FLEMINGTON, NJ (Hunterdon County) – Saying it is ‘vitally important to keep alive the memory of the attack on our nation and the tragic events of September 11, 2001, among the public, particularly our young people and future generations,’ Hunterdon County Sheriff Fred Brown, during remarks at the County’s 9/11 Remembrance Ceremony, called for passage of pending state legislation that will require 9/11 education as part of Student Learning Standards in Social Studies in New Jersey schools.
The legislation, S-713/A-3877, has been approved by the State Senate and is awaiting action by the State Assembly Education Committee.
Sheriff Brown, in a letter to Sheriffs throughout the state, encouraged his law enforcement colleagues to lobby their counties’ State Assembly members to support passage of the bills and, in a separate letter, also called on the six Assembly members representing Hunterdon County to press for action on the legislation.

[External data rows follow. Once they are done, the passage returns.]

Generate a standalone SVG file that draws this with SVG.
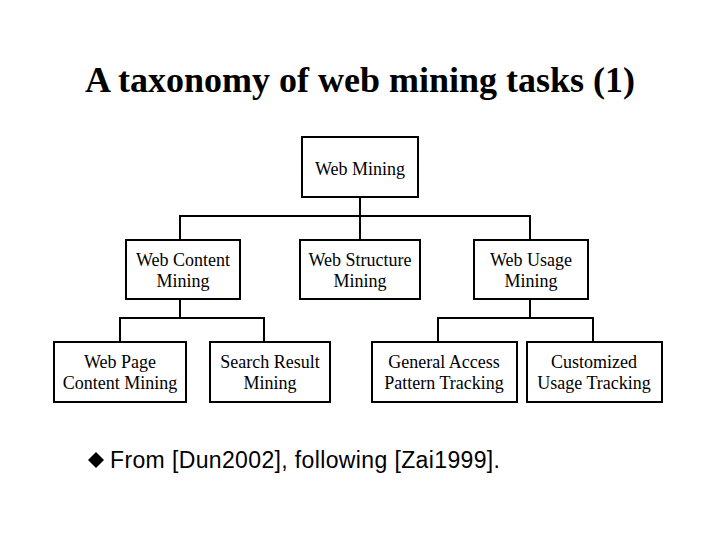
<svg xmlns="http://www.w3.org/2000/svg" width="720" height="540" viewBox="0 0 720 540">
<style>
.box{fill:#fff;stroke:#000;stroke-width:2}
.ln{fill:none;stroke:#000;stroke-width:2}
.t{font-family:"Liberation Serif","Times New Roman",serif;font-size:18px;text-anchor:middle;fill:#000}
.title{font-family:"Liberation Serif","Times New Roman",serif;font-size:36px;font-weight:bold;fill:#000}
.foot{font-family:"Liberation Sans",Arial,sans-serif;font-size:23px;fill:#000}
</style>
<rect width="720" height="540" fill="#fff"/>
<text class="title" x="85" y="92" textLength="550" lengthAdjust="spacing">A taxonomy of web mining tasks (1)</text>
<g id="connectors">
<path class="ln" d="M360,197 V240 M180,240 V216 H530 V240"/>
<path class="ln" d="M180,299 V318 M120,342 V318 H264 V342"/>
<path class="ln" d="M530,299 V318 M438,342 V318 H593 V342"/>
</g>
<g id="web-mining"><rect class="box" x="302" y="137" width="116" height="60"/><text class="t" x="360" y="175">Web Mining</text></g>
<g id="web-content"><rect class="box" x="126" y="240" width="114" height="59"/><text class="t" x="183" y="266">Web Content</text><text class="t" x="183" y="287">Mining</text></g>
<g id="web-structure"><rect class="box" x="300" y="240" width="120" height="59"/><text class="t" x="360" y="266">Web Structure</text><text class="t" x="360" y="287">Mining</text></g>
<g id="web-usage"><rect class="box" x="474" y="240" width="114" height="59"/><text class="t" x="531" y="266">Web Usage</text><text class="t" x="531" y="287">Mining</text></g>
<g id="web-page"><rect class="box" x="54" y="342" width="132" height="60"/><text class="t" x="120" y="368">Web Page</text><text class="t" x="120" y="389">Content Mining</text></g>
<g id="search-result"><rect class="box" x="210" y="342" width="120" height="60"/><text class="t" x="270" y="368">Search Result</text><text class="t" x="270" y="389">Mining</text></g>
<g id="general-access"><rect class="box" x="372" y="342" width="145" height="60"/><text class="t" x="444" y="368">General Access</text><text class="t" x="444" y="389">Pattern Tracking</text></g>
<g id="customized"><rect class="box" x="527" y="342" width="135" height="60"/><text class="t" x="594" y="368">Customized</text><text class="t" x="594" y="389">Usage Tracking</text></g>
<path d="M96,452 L104,460 L96,468 L88,460 Z" fill="#000"/>
<text class="foot" x="110" y="468" textLength="390" lengthAdjust="spacing">From [Dun2002], following [Zai1999].</text>
</svg>
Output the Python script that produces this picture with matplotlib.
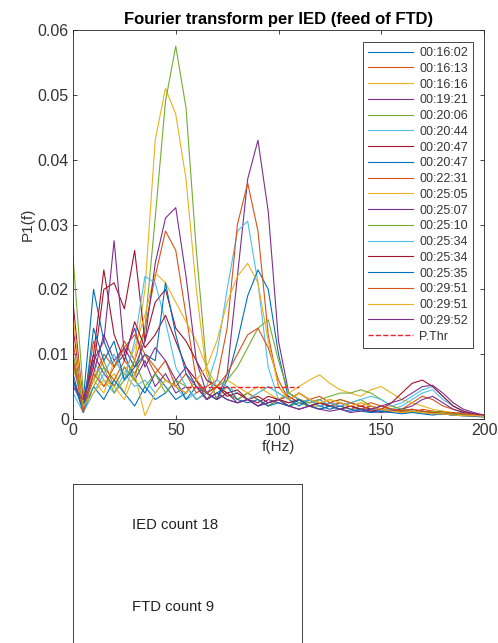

At the Remembrance Ceremony, the Sheriff, in introducing the event’s guest speaker State Police Colonel Patrick Callahan, said, “Those born in 2001 are 22 years old today, some have graduated from college, others have been in the workforce for a number of years. Those individuals and those born a few years before and those who are even younger have no memory or recollection of the tragic events of 9/11. Fighting against fading memories and revisionist histories is the key reason Hunterdon County holds a 9/11 Remembrance ceremony each year, honoring those whose lives were taken by terrorists, most particularly the sixteen Hunterdon County residents who perished that day.”
The Sheriff said, “We cannot let the memory of 9-11-01 fade. That is why this legislation is necessary and at Hunterdon County’s Remembrance Ceremony the theme is and will always be ‘We will never forget, and no one is forgotten,’” Brown said.